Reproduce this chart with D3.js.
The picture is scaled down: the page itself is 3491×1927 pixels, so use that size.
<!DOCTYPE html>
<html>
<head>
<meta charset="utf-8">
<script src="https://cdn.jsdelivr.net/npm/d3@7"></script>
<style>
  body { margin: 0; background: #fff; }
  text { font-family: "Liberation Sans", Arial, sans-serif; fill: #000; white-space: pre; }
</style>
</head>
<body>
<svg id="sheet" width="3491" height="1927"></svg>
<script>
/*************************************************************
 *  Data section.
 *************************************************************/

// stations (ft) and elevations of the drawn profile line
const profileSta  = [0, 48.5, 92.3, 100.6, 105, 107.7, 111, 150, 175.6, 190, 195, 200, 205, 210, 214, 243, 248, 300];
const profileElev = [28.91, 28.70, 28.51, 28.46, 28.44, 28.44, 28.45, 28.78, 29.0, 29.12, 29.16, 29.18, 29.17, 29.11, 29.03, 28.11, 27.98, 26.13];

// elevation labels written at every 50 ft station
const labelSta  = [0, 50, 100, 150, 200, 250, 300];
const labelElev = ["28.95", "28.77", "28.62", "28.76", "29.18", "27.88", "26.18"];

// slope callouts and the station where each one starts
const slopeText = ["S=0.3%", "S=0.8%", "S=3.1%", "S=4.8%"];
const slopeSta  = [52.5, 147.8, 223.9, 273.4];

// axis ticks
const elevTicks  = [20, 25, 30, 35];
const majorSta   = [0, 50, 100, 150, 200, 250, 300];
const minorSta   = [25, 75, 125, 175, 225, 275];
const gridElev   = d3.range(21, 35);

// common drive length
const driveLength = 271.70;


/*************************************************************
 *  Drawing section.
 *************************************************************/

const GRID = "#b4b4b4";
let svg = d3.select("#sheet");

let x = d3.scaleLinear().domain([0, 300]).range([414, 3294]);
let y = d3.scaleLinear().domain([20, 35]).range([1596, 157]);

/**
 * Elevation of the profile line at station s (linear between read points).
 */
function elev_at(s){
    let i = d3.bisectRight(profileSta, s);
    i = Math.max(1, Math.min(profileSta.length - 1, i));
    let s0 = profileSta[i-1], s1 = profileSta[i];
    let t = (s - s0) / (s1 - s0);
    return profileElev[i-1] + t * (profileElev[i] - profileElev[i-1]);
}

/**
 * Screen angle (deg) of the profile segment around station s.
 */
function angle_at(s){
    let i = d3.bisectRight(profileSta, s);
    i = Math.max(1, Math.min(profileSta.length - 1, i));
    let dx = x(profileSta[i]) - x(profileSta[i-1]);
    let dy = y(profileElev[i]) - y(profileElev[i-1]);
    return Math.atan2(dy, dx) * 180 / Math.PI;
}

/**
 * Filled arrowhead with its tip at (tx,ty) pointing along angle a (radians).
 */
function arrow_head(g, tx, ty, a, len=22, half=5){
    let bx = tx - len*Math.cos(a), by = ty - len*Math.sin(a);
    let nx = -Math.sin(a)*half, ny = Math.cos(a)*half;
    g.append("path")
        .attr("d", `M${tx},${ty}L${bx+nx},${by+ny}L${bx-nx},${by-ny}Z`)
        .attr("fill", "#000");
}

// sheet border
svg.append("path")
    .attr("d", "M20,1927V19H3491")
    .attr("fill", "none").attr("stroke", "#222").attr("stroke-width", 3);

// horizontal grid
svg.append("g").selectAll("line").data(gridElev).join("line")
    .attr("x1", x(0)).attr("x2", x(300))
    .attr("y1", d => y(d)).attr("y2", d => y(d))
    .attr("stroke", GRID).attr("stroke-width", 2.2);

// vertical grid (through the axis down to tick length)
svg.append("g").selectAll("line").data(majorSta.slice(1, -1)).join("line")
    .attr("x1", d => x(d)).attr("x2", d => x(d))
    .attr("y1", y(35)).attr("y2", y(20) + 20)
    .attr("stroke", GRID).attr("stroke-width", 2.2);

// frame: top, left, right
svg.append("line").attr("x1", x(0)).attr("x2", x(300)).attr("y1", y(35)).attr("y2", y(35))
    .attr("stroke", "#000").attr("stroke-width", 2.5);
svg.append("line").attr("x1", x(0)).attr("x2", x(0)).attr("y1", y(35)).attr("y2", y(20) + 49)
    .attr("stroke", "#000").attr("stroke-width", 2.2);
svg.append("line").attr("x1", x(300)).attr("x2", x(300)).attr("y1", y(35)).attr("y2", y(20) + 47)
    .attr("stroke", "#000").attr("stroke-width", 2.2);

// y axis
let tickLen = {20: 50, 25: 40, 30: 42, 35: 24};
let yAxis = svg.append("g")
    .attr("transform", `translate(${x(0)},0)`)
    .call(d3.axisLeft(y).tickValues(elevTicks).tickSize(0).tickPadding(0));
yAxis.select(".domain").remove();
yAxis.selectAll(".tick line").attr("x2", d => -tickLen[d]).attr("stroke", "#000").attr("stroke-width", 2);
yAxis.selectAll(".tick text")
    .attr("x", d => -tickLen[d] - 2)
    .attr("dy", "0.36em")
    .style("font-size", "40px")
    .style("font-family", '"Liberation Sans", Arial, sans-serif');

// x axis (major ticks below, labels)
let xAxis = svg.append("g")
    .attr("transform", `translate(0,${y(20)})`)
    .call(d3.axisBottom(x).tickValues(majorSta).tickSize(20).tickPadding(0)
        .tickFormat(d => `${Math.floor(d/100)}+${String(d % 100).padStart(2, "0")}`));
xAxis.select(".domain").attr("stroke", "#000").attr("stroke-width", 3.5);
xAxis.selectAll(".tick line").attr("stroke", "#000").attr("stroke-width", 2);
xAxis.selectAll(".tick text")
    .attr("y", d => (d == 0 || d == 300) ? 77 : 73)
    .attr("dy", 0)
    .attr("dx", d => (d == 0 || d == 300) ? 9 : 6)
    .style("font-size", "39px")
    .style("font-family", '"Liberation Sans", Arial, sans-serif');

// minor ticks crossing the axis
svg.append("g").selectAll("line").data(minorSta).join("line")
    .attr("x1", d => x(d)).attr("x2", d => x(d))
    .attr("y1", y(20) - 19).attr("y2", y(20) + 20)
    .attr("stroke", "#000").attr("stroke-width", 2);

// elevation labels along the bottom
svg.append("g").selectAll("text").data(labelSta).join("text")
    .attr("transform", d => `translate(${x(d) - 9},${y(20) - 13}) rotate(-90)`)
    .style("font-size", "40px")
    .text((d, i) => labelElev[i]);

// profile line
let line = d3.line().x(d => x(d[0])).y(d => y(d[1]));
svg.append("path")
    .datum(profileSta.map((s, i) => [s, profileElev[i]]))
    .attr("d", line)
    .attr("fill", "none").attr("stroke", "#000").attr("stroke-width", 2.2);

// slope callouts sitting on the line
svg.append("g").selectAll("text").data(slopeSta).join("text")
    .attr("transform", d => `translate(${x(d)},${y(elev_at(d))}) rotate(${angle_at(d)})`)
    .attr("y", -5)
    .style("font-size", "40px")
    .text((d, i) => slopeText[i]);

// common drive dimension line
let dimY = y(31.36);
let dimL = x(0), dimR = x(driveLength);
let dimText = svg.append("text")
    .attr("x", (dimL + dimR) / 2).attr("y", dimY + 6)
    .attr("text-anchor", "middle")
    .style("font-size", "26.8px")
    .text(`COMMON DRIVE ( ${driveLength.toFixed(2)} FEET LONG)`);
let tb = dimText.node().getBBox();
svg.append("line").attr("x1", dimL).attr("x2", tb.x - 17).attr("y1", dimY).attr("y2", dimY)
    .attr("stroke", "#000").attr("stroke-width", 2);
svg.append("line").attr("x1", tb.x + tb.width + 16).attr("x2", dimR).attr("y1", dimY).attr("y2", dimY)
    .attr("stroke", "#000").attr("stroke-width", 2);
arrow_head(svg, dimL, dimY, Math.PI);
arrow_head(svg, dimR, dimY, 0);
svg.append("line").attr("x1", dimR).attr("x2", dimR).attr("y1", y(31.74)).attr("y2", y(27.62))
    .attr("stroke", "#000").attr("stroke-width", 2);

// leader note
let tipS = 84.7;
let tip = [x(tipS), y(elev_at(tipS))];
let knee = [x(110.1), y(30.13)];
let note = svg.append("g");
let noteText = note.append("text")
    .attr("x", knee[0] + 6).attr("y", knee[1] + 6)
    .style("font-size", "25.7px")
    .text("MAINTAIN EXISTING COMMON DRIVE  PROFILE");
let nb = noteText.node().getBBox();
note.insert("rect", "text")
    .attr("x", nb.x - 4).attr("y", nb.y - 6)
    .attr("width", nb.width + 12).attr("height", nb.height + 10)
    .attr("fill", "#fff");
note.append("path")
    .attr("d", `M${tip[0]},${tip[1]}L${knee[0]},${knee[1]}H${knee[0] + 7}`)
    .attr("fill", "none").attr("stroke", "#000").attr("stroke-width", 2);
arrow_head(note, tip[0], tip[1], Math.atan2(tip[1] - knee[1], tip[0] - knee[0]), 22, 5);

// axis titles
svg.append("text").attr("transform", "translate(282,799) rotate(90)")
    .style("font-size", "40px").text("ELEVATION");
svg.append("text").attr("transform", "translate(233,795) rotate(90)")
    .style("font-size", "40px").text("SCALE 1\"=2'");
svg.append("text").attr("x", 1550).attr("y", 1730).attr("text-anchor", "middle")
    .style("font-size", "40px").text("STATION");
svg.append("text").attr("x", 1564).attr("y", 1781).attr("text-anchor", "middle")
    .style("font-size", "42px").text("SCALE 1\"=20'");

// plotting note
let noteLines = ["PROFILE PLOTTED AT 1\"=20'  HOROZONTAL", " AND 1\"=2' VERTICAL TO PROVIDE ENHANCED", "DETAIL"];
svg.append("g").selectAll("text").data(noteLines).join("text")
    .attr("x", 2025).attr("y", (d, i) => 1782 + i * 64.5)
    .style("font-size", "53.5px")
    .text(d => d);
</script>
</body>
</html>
-----
▸ **Directive**
Your answer should be a single number: the count of lines in the material above that contain "down".

▸ **Reply to the task**
2